Quantify repeat element enrichment with next-generation sequencing data
Li Shen Mount Sinai School of Medicine New York, NY June 2012
INTRODUCTION
This is diffRepeats, the little brother of diffReps. It is a program used to quantify repeat elements. It takes fastq files as inputs and uses BWA to perform short read alignment. It then parses the alignment results and summarize a count table for each repeat element as a row and each fastq file as a column. Any differential analysis program can be used on this count table to find the significant elements.
PREREQUISITES
You must install BWA short read aligner and make sure "bwa" is in your PATH. diffRepeats also uses Samtools to read BAM files so you should install that too. In order to enable parallel processing, diffRepeats requires Parallel::ForkManager which can be installed from CPAN.
INSTALLATION
Installation is rather easy. Just copy diffRepeats.pl to one of your searchable directory such as ~/bin.
REPEAT ELEMENTS
Repeat elements can be downloaded from Repbase (http://www.girinst.org/repbase/). Download them as fasta format for the species desired, such as: Mus_musculus.fa. Then issue a command at console:
bwa index Mus_musculus.fa
to build an index on the fasta file. It will generate a few files which facilitate BWA to find an alignment for each shrot read.
DISCUSSION
Differential analysis for repeat elements is unique and has to be taken care of specially.

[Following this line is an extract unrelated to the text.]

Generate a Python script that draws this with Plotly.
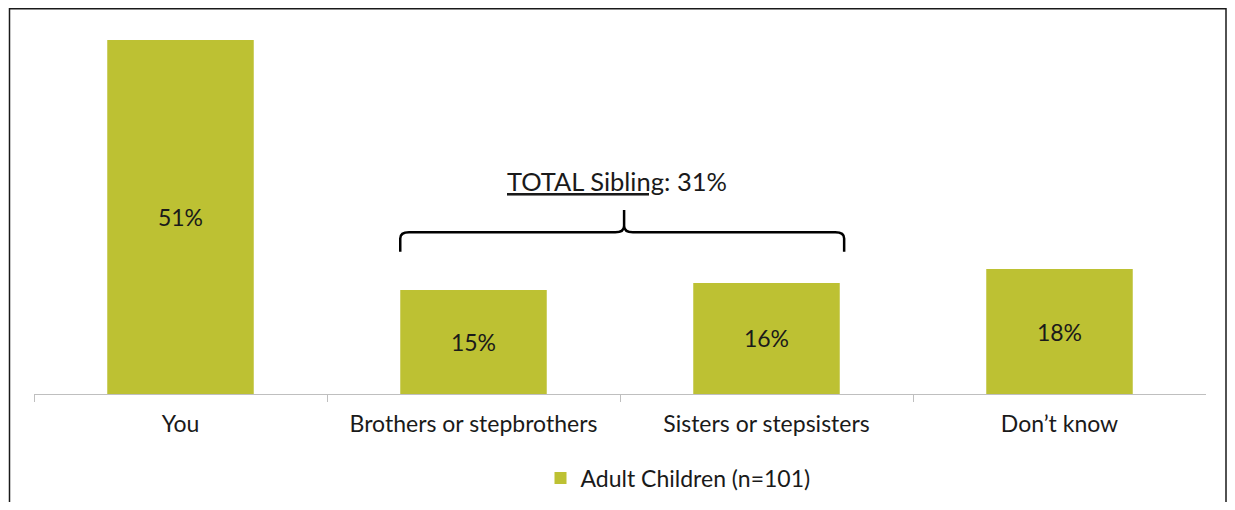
import plotly.graph_objects as go

categories = ["You", "Brothers or stepbrothers", "Sisters or stepsisters", "Don\u2019t know"]
values = [51, 15, 16, 18]
labels = ["51%", "15%", "16%", "18%"]
series_name = "Adult Children (n=101)"
total_label = "<u>TOTAL Sibling</u>: 31%"

FONT = "Lato, sans-serif"
BAR = "#BDC133"
FS = 23

fig = go.Figure()
fig.add_trace(go.Bar(
    x=list(range(len(categories))), y=values, name=series_name,
    marker=dict(color=BAR, line=dict(width=0)),
    width=0.5, text=labels, textposition="inside", insidetextanchor="middle",
    textfont=dict(family=FONT, size=FS, color="#1a1a1a"),
    textangle=0, showlegend=True,
))

OFF = 8  # page body offset
W, H = 1235 - 2 * OFF, 510 - 2 * OFF
# target page-pixel plot area: x 34..1206, bottom at 394
L = 34 - OFF
T = 20 - OFF
R = W - (1206 - OFF)
B = H - (394 - OFF)
pw, ph = W - L - R, H - T - B
def px(x): return (x - OFF - L) / pw
def py(y): return (H - B - (y - OFF)) / ph
def cx(x): return (x - OFF) / W
def cy(y): return (H - (y - OFF)) / H

# frame
fig.add_shape(type="rect", xref="paper", yref="paper",
              x0=px(9.5), x1=px(1226), y0=py(530), y1=py(8.8),
              line=dict(color="#1a1a1a", width=1.5), fillcolor="rgba(0,0,0,0)", layer="above")

# brace
x0, x1, xc = 0.75, 2.265, 1.514
yt, yb, yn = 23.3, 20.5, 26.5
r = 0.03
path = (f"M {x0},{yb} L {x0},{yt-0.9} Q {x0},{yt} {x0+r},{yt} "
        f"L {xc-r},{yt} Q {xc},{yt} {xc},{yt+0.9} L {xc},{yn} "
        f"M {xc},{yt+0.9} Q {xc},{yt} {xc+r},{yt} "
        f"L {x1-r},{yt} Q {x1},{yt} {x1},{yt-0.9} L {x1},{yb}")
fig.add_shape(type="path", xref="x", yref="y", path=path,
              line=dict(color="black", width=2.5))
fig.add_annotation(x=1.49, y=30.7, xref="x", yref="y", text=total_label,
                   showarrow=False, font=dict(family=FONT, size=25.5, color="#1a1a1a"))

fig.update_layout(
    width=W, height=H, margin=dict(l=L, r=R, t=T, b=B, autoexpand=False),
    paper_bgcolor="white", plot_bgcolor="white",
    font=dict(family=FONT, size=FS, color="#1a1a1a"),
    xaxis=dict(tickmode="array", tickvals=list(range(len(categories))), ticktext=categories,
               range=[-0.5, 3.5], showline=True, linecolor="#BFBFBF", linewidth=1,
               ticks="", showgrid=False, zeroline=False, tickfont=dict(size=FS),
               ticklabelstandoff=9, automargin=False,
               minor=dict(tickmode="array", tickvals=[-0.5, 0.5, 1.5, 2.5], ticks="outside",
                          ticklen=7, tickcolor="#BFBFBF", tickwidth=1, showgrid=False)),
    yaxis=dict(range=[0, 53.9], visible=False, showgrid=False, zeroline=False),
    showlegend=True,
    legend=dict(orientation="h", xref="container", yref="container",
                x=cx(678), xanchor="center", y=cy(478), yanchor="middle",
                font=dict(size=FS), bgcolor="rgba(0,0,0,0)"),
)

fig.write_html("out.html")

This is because each repeat has multiple copies on the reference genome. Even though these copies may have evolved into slightly different versions with variable regions, they are still highly similar to each other. It is therefore extremely difficult for a short read aligner to tell them apart. With the current read length of around 100bp, it is nearly impossible to quanfity one specific copy of a repeat element. We therefore take a less ambitious goal to quantify each repeat element without specifying where they exactly locate. This is achieved by aligning the short reads to a database of repeat sequences. These repeat sequences constitute a so called "repetitive genome" which is used in sequence alignment just like a reference genome.